=== Dataset content ===
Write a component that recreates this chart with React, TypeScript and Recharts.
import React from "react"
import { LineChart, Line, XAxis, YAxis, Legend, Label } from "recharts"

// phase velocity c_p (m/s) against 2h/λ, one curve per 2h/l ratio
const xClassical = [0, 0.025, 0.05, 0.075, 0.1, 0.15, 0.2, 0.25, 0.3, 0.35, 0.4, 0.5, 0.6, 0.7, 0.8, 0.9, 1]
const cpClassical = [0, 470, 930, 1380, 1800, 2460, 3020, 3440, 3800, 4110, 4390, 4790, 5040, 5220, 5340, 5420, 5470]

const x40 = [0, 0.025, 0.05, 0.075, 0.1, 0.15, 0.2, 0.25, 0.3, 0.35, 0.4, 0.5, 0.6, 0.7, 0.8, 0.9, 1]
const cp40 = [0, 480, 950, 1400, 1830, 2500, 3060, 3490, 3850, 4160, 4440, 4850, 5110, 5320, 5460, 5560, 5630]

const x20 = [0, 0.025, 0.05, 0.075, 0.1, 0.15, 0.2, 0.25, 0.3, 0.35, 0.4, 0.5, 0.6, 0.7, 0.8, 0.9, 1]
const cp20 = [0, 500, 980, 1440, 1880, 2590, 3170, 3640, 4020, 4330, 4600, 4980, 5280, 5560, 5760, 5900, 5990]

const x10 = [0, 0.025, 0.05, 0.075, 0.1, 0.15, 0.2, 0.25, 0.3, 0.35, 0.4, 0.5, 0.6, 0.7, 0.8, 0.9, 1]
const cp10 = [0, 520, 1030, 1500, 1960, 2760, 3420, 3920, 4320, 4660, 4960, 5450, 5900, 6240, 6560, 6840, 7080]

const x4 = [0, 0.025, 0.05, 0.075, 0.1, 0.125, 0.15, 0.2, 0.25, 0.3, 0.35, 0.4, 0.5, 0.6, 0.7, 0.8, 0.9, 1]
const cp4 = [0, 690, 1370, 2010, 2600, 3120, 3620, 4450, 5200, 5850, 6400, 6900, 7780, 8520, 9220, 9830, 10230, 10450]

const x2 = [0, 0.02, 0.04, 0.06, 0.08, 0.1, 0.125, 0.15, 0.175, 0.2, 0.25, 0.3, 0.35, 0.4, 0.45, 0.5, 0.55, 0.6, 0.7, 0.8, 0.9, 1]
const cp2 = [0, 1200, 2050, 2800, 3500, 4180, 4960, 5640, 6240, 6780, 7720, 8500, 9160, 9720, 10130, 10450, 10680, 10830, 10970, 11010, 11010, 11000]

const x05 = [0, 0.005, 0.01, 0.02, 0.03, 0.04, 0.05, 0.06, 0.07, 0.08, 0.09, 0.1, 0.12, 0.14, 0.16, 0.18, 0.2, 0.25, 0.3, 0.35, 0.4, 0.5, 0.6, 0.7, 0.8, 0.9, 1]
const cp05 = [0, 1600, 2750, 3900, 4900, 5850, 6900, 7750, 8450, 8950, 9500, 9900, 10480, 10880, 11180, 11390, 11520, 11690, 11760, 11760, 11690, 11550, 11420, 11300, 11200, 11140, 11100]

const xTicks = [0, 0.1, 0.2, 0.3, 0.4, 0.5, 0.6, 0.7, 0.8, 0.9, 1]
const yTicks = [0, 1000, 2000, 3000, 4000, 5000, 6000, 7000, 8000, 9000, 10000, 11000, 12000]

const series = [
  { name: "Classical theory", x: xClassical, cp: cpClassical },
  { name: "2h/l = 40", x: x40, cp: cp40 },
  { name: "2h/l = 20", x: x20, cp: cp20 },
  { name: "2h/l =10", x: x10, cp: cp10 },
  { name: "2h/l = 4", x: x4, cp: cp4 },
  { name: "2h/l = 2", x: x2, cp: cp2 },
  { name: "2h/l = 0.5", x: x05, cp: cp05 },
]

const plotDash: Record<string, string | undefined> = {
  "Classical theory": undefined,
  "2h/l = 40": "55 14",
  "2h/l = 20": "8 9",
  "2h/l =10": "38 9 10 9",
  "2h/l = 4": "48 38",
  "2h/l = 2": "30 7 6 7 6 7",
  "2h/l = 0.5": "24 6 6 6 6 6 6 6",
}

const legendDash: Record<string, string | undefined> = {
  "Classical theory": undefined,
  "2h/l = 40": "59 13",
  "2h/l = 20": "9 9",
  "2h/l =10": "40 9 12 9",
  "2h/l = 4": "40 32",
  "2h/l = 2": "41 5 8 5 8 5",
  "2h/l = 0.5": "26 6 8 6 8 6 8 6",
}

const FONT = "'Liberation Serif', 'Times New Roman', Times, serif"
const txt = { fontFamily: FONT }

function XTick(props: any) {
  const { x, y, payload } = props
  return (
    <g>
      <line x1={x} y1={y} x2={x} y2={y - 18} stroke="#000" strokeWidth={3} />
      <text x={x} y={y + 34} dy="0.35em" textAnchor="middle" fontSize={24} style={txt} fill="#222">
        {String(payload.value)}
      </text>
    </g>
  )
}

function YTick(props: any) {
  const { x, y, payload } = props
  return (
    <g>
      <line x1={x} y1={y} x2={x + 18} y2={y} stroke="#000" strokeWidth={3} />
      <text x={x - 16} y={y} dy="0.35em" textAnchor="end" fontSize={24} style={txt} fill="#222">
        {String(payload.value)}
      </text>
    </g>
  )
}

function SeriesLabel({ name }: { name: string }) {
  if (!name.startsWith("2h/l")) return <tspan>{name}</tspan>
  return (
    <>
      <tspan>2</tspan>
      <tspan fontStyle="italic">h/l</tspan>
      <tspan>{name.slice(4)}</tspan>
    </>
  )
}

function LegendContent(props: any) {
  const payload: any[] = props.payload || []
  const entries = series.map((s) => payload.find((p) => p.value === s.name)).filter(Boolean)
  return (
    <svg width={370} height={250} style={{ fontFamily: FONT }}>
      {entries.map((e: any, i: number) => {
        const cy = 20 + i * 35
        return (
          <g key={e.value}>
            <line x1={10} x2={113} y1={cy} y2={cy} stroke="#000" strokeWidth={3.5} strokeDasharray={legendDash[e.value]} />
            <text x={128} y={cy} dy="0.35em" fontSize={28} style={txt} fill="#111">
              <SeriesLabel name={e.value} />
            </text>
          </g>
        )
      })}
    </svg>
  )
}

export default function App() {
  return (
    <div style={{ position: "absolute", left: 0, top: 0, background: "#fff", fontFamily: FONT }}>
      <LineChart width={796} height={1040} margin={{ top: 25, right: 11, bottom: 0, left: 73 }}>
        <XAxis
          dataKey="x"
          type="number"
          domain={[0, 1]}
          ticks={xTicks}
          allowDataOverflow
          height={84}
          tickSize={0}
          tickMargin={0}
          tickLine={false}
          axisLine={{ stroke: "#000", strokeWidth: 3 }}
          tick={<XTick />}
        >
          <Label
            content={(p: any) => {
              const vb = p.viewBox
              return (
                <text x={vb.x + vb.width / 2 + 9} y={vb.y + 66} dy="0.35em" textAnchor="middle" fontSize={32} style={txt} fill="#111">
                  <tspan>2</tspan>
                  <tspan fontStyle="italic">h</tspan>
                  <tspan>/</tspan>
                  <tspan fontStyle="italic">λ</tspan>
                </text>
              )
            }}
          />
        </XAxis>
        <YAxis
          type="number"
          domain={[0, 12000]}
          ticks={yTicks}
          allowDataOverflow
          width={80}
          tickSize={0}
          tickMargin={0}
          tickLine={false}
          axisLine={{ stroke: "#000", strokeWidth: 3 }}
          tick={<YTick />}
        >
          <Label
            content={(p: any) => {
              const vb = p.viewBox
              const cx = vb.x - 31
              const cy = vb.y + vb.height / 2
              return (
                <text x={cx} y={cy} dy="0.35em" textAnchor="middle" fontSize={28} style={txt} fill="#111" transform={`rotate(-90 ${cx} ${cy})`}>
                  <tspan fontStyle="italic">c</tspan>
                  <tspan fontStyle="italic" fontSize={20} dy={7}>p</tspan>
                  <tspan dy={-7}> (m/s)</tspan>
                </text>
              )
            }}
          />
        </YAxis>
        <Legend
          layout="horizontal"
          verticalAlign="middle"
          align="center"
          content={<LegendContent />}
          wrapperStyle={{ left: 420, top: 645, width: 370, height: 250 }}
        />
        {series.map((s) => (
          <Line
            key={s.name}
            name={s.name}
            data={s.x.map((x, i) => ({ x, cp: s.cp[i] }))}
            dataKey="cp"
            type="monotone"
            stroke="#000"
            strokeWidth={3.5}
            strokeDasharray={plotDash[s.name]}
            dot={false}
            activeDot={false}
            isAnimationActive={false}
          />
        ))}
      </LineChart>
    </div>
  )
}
===
Task to carry out:
Please print the material above exactly as it appears, from its first line through the line containing "11010, 11010, 11000]", inclusive, and stop there.

Completed exercise:
Write a component that recreates this chart with React, TypeScript and Recharts.
import React from "react"
import { LineChart, Line, XAxis, YAxis, Legend, Label } from "recharts"

// phase velocity c_p (m/s) against 2h/λ, one curve per 2h/l ratio
const xClassical = [0, 0.025, 0.05, 0.075, 0.1, 0.15, 0.2, 0.25, 0.3, 0.35, 0.4, 0.5, 0.6, 0.7, 0.8, 0.9, 1]
const cpClassical = [0, 470, 930, 1380, 1800, 2460, 3020, 3440, 3800, 4110, 4390, 4790, 5040, 5220, 5340, 5420, 5470]

const x40 = [0, 0.025, 0.05, 0.075, 0.1, 0.15, 0.2, 0.25, 0.3, 0.35, 0.4, 0.5, 0.6, 0.7, 0.8, 0.9, 1]
const cp40 = [0, 480, 950, 1400, 1830, 2500, 3060, 3490, 3850, 4160, 4440, 4850, 5110, 5320, 5460, 5560, 5630]

const x20 = [0, 0.025, 0.05, 0.075, 0.1, 0.15, 0.2, 0.25, 0.3, 0.35, 0.4, 0.5, 0.6, 0.7, 0.8, 0.9, 1]
const cp20 = [0, 500, 980, 1440, 1880, 2590, 3170, 3640, 4020, 4330, 4600, 4980, 5280, 5560, 5760, 5900, 5990]

const x10 = [0, 0.025, 0.05, 0.075, 0.1, 0.15, 0.2, 0.25, 0.3, 0.35, 0.4, 0.5, 0.6, 0.7, 0.8, 0.9, 1]
const cp10 = [0, 520, 1030, 1500, 1960, 2760, 3420, 3920, 4320, 4660, 4960, 5450, 5900, 6240, 6560, 6840, 7080]

const x4 = [0, 0.025, 0.05, 0.075, 0.1, 0.125, 0.15, 0.2, 0.25, 0.3, 0.35, 0.4, 0.5, 0.6, 0.7, 0.8, 0.9, 1]
const cp4 = [0, 690, 1370, 2010, 2600, 3120, 3620, 4450, 5200, 5850, 6400, 6900, 7780, 8520, 9220, 9830, 10230, 10450]

const x2 = [0, 0.02, 0.04, 0.06, 0.08, 0.1, 0.125, 0.15, 0.175, 0.2, 0.25, 0.3, 0.35, 0.4, 0.45, 0.5, 0.55, 0.6, 0.7, 0.8, 0.9, 1]
const cp2 = [0, 1200, 2050, 2800, 3500, 4180, 4960, 5640, 6240, 6780, 7720, 8500, 9160, 9720, 10130, 10450, 10680, 10830, 10970, 11010, 11010, 11000]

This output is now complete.